▶ _Stated exercise_: Count lines with the string "this" in them. State the number alone.

▶ _Records for the task_:
☆ ☆ ☆ ☆
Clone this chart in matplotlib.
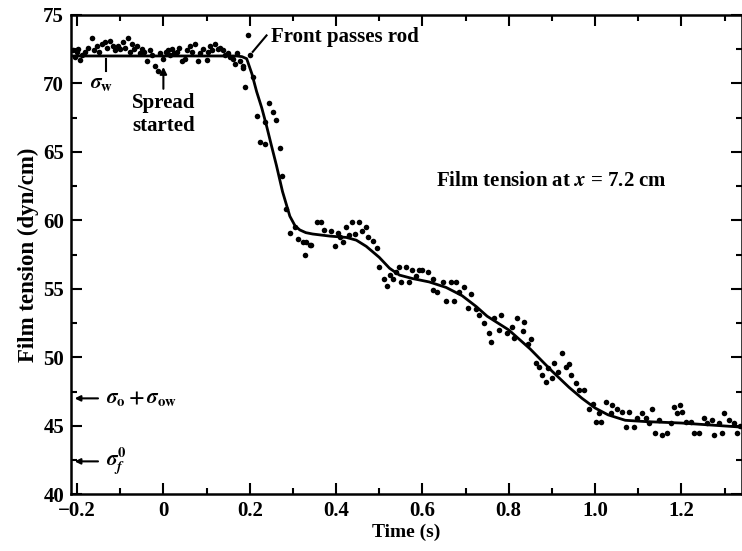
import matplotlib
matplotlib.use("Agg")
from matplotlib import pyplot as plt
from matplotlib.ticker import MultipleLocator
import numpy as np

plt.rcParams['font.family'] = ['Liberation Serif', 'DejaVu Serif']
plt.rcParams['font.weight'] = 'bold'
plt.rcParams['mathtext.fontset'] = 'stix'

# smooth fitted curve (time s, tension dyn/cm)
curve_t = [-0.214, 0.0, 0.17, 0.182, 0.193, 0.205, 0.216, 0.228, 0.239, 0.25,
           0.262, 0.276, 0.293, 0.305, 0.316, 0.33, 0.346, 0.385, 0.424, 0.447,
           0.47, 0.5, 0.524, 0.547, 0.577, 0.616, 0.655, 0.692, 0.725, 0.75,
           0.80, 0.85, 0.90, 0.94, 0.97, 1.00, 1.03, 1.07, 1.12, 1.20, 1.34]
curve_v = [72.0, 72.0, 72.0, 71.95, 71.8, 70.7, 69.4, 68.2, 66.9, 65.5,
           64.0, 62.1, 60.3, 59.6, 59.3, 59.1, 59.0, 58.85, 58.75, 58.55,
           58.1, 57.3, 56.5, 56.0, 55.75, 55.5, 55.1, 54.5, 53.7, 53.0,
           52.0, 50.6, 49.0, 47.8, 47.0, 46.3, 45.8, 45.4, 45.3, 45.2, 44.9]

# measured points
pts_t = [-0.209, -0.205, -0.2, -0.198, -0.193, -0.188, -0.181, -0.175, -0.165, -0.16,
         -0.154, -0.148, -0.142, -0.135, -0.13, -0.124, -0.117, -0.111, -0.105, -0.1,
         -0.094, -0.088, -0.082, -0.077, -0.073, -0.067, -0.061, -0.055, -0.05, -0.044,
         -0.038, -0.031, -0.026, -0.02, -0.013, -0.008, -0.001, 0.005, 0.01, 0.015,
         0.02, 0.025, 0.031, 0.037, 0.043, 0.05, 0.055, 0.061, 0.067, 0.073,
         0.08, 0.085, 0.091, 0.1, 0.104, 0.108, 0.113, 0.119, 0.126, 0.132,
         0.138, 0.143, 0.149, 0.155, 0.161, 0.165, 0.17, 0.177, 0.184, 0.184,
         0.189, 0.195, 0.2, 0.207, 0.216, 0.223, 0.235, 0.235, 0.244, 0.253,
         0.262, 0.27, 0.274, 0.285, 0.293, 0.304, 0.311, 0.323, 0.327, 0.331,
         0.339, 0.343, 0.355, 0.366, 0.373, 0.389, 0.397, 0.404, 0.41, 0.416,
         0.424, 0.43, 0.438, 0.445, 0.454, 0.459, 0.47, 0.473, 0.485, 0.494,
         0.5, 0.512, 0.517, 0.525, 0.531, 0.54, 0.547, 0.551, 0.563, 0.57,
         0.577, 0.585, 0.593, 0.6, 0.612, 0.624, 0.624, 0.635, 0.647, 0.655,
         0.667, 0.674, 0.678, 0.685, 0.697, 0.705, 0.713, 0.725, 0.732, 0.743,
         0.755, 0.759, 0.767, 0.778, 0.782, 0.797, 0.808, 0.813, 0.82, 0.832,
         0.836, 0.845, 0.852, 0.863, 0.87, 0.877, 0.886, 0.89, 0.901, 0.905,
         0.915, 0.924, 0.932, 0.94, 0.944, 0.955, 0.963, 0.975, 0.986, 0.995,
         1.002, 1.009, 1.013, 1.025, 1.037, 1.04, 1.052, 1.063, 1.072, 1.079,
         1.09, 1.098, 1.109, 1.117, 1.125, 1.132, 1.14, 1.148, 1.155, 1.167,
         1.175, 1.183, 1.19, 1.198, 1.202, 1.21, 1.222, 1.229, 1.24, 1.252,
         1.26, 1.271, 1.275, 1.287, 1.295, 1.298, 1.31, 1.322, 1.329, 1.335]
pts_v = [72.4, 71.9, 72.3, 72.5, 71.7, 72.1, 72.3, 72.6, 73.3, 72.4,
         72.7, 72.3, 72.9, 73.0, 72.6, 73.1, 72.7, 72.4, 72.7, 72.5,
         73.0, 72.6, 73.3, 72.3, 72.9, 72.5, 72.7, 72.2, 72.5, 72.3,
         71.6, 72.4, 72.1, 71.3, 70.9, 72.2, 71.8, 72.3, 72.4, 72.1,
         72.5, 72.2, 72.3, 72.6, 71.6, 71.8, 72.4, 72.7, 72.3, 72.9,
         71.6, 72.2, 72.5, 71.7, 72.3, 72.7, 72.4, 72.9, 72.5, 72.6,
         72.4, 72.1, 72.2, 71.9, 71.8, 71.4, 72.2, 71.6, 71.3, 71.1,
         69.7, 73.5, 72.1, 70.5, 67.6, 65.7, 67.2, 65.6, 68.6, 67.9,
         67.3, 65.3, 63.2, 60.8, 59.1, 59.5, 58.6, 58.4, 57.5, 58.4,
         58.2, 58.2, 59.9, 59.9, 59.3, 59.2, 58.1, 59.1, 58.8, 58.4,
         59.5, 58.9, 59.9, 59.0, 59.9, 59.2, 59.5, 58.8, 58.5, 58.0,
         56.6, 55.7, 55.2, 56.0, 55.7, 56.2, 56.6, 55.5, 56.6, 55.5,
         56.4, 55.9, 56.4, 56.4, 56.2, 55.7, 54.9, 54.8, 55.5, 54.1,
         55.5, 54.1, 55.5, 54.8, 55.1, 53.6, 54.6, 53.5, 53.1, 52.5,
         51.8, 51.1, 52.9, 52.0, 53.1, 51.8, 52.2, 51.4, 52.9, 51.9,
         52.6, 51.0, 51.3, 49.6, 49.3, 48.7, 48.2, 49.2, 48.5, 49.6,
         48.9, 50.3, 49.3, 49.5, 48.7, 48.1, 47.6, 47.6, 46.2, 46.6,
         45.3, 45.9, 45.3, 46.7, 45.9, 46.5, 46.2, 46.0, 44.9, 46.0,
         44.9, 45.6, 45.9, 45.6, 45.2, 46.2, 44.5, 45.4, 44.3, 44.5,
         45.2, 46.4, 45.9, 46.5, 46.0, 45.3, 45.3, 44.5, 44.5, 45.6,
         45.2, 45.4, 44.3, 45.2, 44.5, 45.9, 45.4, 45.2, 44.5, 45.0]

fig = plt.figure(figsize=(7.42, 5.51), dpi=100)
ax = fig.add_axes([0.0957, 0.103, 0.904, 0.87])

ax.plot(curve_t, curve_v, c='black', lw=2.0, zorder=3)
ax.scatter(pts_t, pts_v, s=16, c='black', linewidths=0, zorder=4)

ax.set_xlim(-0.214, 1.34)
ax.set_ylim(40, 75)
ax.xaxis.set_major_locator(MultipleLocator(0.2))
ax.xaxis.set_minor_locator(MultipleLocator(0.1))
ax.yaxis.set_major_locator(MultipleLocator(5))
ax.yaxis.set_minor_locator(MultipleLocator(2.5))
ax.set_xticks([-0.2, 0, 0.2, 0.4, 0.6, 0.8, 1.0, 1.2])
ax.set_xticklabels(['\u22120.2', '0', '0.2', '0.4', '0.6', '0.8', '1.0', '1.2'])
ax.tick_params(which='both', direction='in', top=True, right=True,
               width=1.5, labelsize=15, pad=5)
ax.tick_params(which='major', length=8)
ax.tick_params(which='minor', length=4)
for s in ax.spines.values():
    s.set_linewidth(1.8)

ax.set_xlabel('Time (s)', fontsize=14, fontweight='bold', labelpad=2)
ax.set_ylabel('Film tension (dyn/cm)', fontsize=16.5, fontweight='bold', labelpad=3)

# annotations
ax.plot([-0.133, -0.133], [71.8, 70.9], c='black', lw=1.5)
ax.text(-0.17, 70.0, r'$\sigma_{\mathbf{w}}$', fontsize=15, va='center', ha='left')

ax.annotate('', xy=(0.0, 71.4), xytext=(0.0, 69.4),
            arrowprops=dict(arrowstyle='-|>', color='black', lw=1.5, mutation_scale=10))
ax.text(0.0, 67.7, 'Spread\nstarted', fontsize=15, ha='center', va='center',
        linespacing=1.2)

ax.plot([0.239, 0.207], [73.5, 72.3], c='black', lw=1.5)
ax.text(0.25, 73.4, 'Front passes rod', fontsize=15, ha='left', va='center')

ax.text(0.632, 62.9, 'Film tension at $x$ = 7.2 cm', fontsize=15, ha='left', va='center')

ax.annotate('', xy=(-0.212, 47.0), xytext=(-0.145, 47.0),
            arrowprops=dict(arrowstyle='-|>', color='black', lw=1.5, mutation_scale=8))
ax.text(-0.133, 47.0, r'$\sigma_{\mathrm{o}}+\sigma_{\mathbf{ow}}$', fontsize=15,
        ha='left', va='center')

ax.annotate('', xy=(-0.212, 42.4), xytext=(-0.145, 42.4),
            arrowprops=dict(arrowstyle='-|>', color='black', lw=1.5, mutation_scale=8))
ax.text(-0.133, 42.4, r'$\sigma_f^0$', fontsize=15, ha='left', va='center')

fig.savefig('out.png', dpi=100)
☆ ☆ ☆ ☆
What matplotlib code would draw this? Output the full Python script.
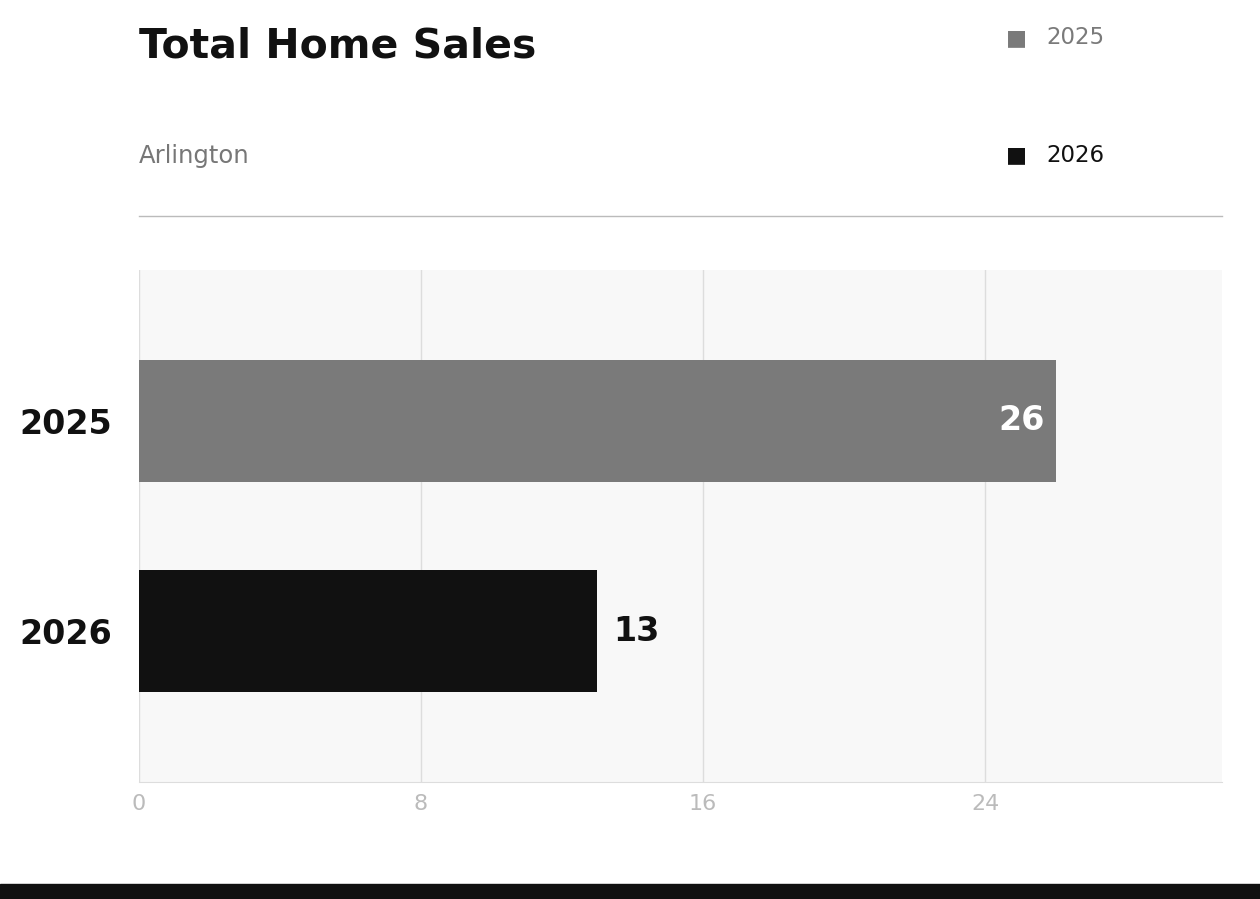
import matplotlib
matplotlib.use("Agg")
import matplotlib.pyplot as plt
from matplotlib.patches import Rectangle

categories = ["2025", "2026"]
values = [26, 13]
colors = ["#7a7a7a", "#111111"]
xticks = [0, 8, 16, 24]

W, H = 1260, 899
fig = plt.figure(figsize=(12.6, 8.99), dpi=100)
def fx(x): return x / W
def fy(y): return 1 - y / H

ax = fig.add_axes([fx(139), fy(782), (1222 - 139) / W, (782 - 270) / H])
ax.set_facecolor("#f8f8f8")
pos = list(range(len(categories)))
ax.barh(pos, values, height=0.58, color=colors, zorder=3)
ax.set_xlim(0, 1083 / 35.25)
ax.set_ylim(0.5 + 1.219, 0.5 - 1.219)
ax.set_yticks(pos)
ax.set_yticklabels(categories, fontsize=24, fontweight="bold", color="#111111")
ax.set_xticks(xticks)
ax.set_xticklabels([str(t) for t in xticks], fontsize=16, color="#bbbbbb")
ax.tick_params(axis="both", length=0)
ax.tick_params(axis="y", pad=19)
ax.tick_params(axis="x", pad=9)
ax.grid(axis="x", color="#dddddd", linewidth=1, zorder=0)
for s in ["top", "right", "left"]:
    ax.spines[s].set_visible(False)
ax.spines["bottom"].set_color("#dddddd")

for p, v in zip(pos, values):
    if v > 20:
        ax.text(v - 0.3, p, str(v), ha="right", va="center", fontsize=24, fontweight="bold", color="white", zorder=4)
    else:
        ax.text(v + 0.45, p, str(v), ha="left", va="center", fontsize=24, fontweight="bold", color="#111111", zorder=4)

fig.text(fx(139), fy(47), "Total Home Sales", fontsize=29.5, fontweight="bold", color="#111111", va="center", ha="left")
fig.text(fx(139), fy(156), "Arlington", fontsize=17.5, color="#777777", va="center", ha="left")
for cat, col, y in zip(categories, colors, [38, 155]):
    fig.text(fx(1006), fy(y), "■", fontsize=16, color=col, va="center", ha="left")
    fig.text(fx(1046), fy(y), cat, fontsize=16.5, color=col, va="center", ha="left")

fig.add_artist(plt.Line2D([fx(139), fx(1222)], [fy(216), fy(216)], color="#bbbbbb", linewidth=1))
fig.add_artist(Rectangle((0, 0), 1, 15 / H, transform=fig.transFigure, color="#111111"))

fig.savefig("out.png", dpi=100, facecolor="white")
☆ ☆ ☆ ☆
▶ _Complete output_: 2